* _Exercise_
Restate the data word for word and leave the images out.

* _Available data_
- - -

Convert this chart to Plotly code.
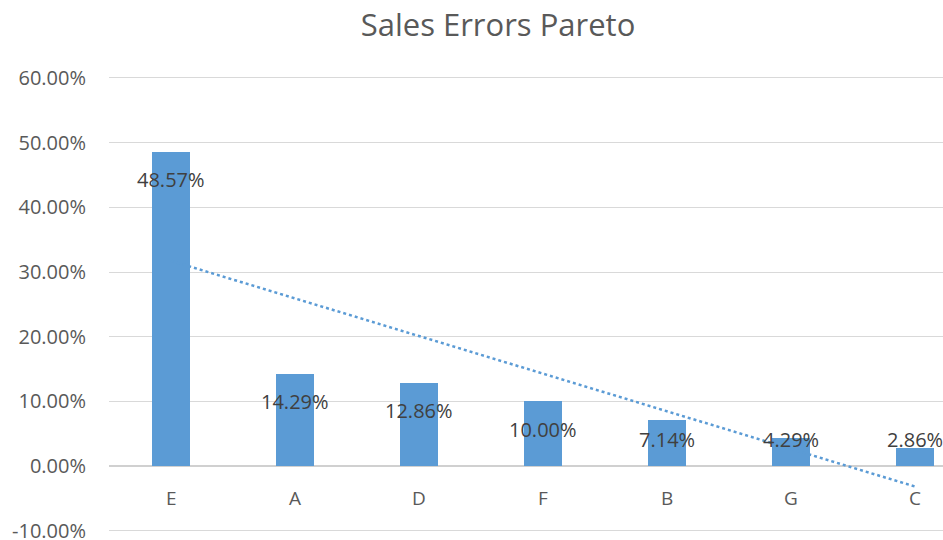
import numpy as np
import plotly.graph_objects as go

categories = ["E", "A", "D", "F", "B", "G", "C"]
values = [48.57, 14.29, 12.86, 10.00, 7.14, 4.29, 2.86]
title_text = "Sales Errors Pareto"
y_ticks = [-10, 0, 10, 20, 30, 40, 50, 60]

BLUE = "#5b9bd5"
GRAY = "#595959"
FONT = "Open Sans, Segoe UI, sans-serif"

# linear trendline fitted on the series (as Excel does)
idx = np.arange(1, len(values) + 1)
slope, intercept = np.polyfit(idx, values, 1)
trend_y = [slope * idx[0] + intercept, slope * idx[-1] + intercept]

fig = go.Figure()
fig.add_trace(go.Scatter(
    x=[categories[0], categories[-1]], y=trend_y, mode="lines",
    line=dict(color=BLUE, width=2.5, dash="dot"), hoverinfo="skip",
    showlegend=False,
))
fig.add_trace(go.Bar(
    x=categories, y=values, width=0.31, marker=dict(color=BLUE, line=dict(width=0)),
    showlegend=False,
))

annotations = []
for c, v in zip(categories, values):
    annotations.append(dict(
        x=c, y=max(v - 4.33, 4.06), xref="x", yref="y", text=f"{v:.2f}%",
        showarrow=False, font=dict(family=FONT, size=20, color="#404040"),
        xanchor="center", yanchor="middle",
    ))
    annotations.append(dict(
        x=c, y=0, xref="x", yref="y", text=c, showarrow=False, yshift=-32,
        font=dict(family=FONT, size=19, color=GRAY), xanchor="center", yanchor="middle",
    ))

fig.update_layout(
    width=943, height=540,
    margin=dict(l=109, r=0, t=76, b=6, autoexpand=False),
    paper_bgcolor="white", plot_bgcolor="white",
    font=dict(family=FONT, color=GRAY),
    showlegend=False,
    bargap=0,
    annotations=annotations,
    title=dict(text=title_text, x=498 / 943, xanchor="center", y=1 - 25 / 540, yanchor="middle",
               font=dict(family=FONT, size=31, color=GRAY)),
    xaxis=dict(
        range=[-0.5, 6.226], categoryorder="array", categoryarray=categories,
        showticklabels=False, showgrid=False, zeroline=False,
        showline=False, fixedrange=True, automargin=False,
    ),
    yaxis=dict(
        range=[-10.5, 60.3], tickvals=y_ticks, ticktext=[f"{t:.2f}%" for t in y_ticks],
        showgrid=True, gridcolor="#d9d9d9", gridwidth=1.3,
        zeroline=True, zerolinecolor="#d0d0d0", zerolinewidth=1.5,
        showline=False, ticks="", ticklabelstandoff=22, automargin=False,
        ticklabeloverflow="allow", fixedrange=True,
        tickfont=dict(family=FONT, size=20, color=GRAY),
    ),
)

fig.write_html(
    "out.html",
    config={"displayModeBar": False},
    post_script="document.body.style.margin='0';document.body.style.overflow='hidden';",
)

- - -

* _The answer_
Convert this chart to Plotly code.
import numpy as np
import plotly.graph_objects as go

categories = ["E", "A", "D", "F", "B", "G", "C"]
values = [48.57, 14.29, 12.86, 10.00, 7.14, 4.29, 2.86]
title_text = "Sales Errors Pareto"
y_ticks = [-10, 0, 10, 20, 30, 40, 50, 60]

BLUE = "#5b9bd5"
GRAY = "#595959"
FONT = "Open Sans, Segoe UI, sans-serif"

# linear trendline fitted on the series (as Excel does)
idx = np.arange(1, len(values) + 1)
slope, intercept = np.polyfit(idx, values, 1)
trend_y = [slope * idx[0] + intercept, slope * idx[-1] + intercept]

fig = go.Figure()
fig.add_trace(go.Scatter(
    x=[categories[0], categories[-1]], y=trend_y, mode="lines",
    line=dict(color=BLUE, width=2.5, dash="dot"), hoverinfo="skip",
    showlegend=False,
))
fig.add_trace(go.Bar(
    x=categories, y=values, width=0.31, marker=dict(color=BLUE, line=dict(width=0)),
    showlegend=False,
))

annotations = []
for c, v in zip(categories, values):
    annotations.append(dict(
        x=c, y=max(v - 4.33, 4.06), xref="x", yref="y", text=f"{v:.2f}%",
        showarrow=False, font=dict(family=FONT, size=20, color="#404040"),
        xanchor="center", yanchor="middle",
    ))
    annotations.append(dict(
        x=c, y=0, xref="x", yref="y", text=c, showarrow=False, yshift=-32,
        font=dict(family=FONT, size=19, color=GRAY), xanchor="center", yanchor="middle",
    ))

fig.update_layout(
    width=943, height=540,
    margin=dict(l=109, r=0, t=76, b=6, autoexpand=False),
    paper_bgcolor="white", plot_bgcolor="white",
    font=dict(family=FONT, color=GRAY),
    showlegend=False,
    bargap=0,
    annotations=annotations,
    title=dict(text=title_text, x=498 / 943, xanchor="center", y=1 - 25 / 540, yanchor="middle",
               font=dict(family=FONT, size=31, color=GRAY)),
    xaxis=dict(
        range=[-0.5, 6.226], categoryorder="array", categoryarray=categories,
        showticklabels=False, showgrid=False, zeroline=False,
        showline=False, fixedrange=True, automargin=False,
    ),
    yaxis=dict(
        range=[-10.5, 60.3], tickvals=y_ticks, ticktext=[f"{t:.2f}%" for t in y_ticks],
        showgrid=True, gridcolor="#d9d9d9", gridwidth=1.3,
        zeroline=True, zerolinecolor="#d0d0d0", zerolinewidth=1.5,
        showline=False, ticks="", ticklabelstandoff=22, automargin=False,
        ticklabeloverflow="allow", fixedrange=True,
        tickfont=dict(family=FONT, size=20, color=GRAY),
    ),
)

fig.write_html(
    "out.html",
    config={"displayModeBar": False},
    post_script="document.body.style.margin='0';document.body.style.overflow='hidden';",
)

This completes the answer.